If the calculation of new calves is set for mating and calving in the same budget year, the bull requirements calculated will relate to that calving. If budgeting on a financial year, with a midsummer calving, the mating for that financial year will actually relate to the next year’s calving, so the formulas will be of no use.

Manual entries may be made for bull purchases and retention of BYO (Breed Your Own) bulls. These entries will override the formulas that would otherwise have calculated retentions of home-bred bulls, sales and purchases.

Calculating the number of calves in Dynama+

Calves produced for the year are shown as “new calves” at the end of the year. If calving is towards the end of the budget year, “new calves” may include an allowance for a tail of calves unbranded or still to be born. These new calves are split into weaner heifers and weaner steers as they graduate to the start of the next budget year. Some of these “weaners” may be very young indeed, i.e. birth still expected.

If the Dynama+ herd is based on dates that place calving early to mid-year, rather than at the end of the year, it may be set to calculate calves from opening breeder numbers.

Calculations beneath Table 7 in the Dynama worksheet for cows mated and kept to calve, and total cows mated for “new calves” produced, are used to calculate “weaning rate on cows kept” and “weaning rate on all cows mated”.

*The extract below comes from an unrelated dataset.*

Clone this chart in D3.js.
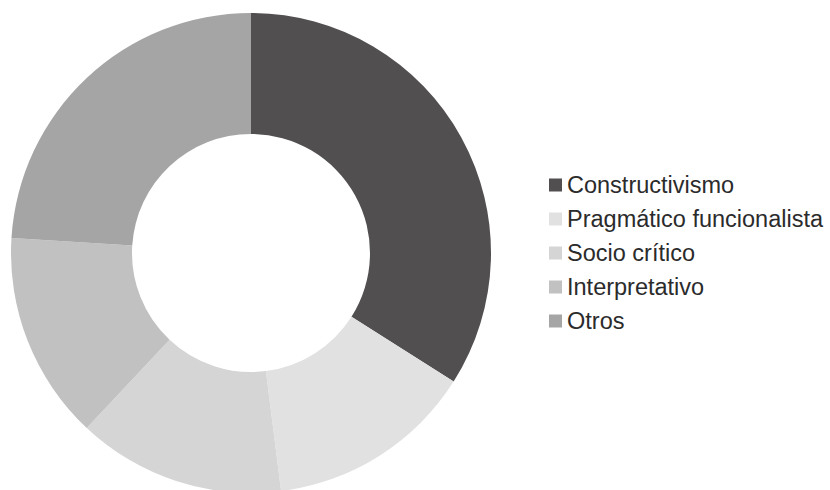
<!DOCTYPE html>
<html><head><meta charset="utf-8">
<script src="https://cdn.jsdelivr.net/npm/d3@7"></script>
<style>body{margin:0;background:#fff}</style>
</head><body>
<svg id="c" width="830" height="490"></svg>
<script>
const categories = ["Constructivismo","Pragmático funcionalista","Socio crítico","Interpretativo","Otros"];
const values = [34, 14, 14, 14, 24];
const colors = ["#524f51","#e1e1e2","#d5d5d6","#c1c1c2","#a5a5a6"];

const svg = d3.select("#c");
const cx = 251, cy = 253, rOuter = 240, rInner = 119;
const pie = d3.pie().sort(null).value(d => d.v);
const arc = d3.arc().innerRadius(rInner).outerRadius(rOuter);
const data = categories.map((c,i)=>({c, v: values[i], col: colors[i]}));
const color = d3.scaleOrdinal().domain(categories).range(colors);

svg.append("g").attr("transform",`translate(${cx},${cy})`)
  .selectAll("path").data(pie(data)).enter().append("path")
  .attr("d", arc).attr("fill", d => color(d.data.c));

const y = d3.scaleBand().domain(categories).range([168, 338]);
const lg = svg.append("g");
const rows = lg.selectAll("g").data(categories).enter().append("g")
  .attr("transform", d => `translate(549,${y(d) + y.bandwidth()/2})`);
rows.append("rect").attr("x",0).attr("y",-6.5).attr("width",13).attr("height",13)
  .attr("fill", d => color(d));
rows.append("text").attr("x",18).attr("y",0).attr("dy","0.35em")
  .style("font-family","'Liberation Sans', Arial, sans-serif").style("font-size","23.5px")
  .attr("fill","#2b2b2b").text(d => d);
</script>
</body></html>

If breeder numbers are thrown out by choice of budget year or sales after mating, the “cows mated” numbers can be overridden to ensure correct weaning % outcomes. These rates are for display only, so the adjustment is strictly optional.

Deaths in Dynama+

Deaths for all groups, male and female, are calculated as the mortality rate times the opening number plus purchases minus spays minus sales. Spays are transferred from the breeder groups to spay groups, where mortalities are calculated as spay mortality rate times the opening number plus new spays minus sales.

Steers or other classes of livestock that are purchased and sold within the one twelve month period will not have any losses automatically deducted as they will not be included in the calculation of the “number carried”.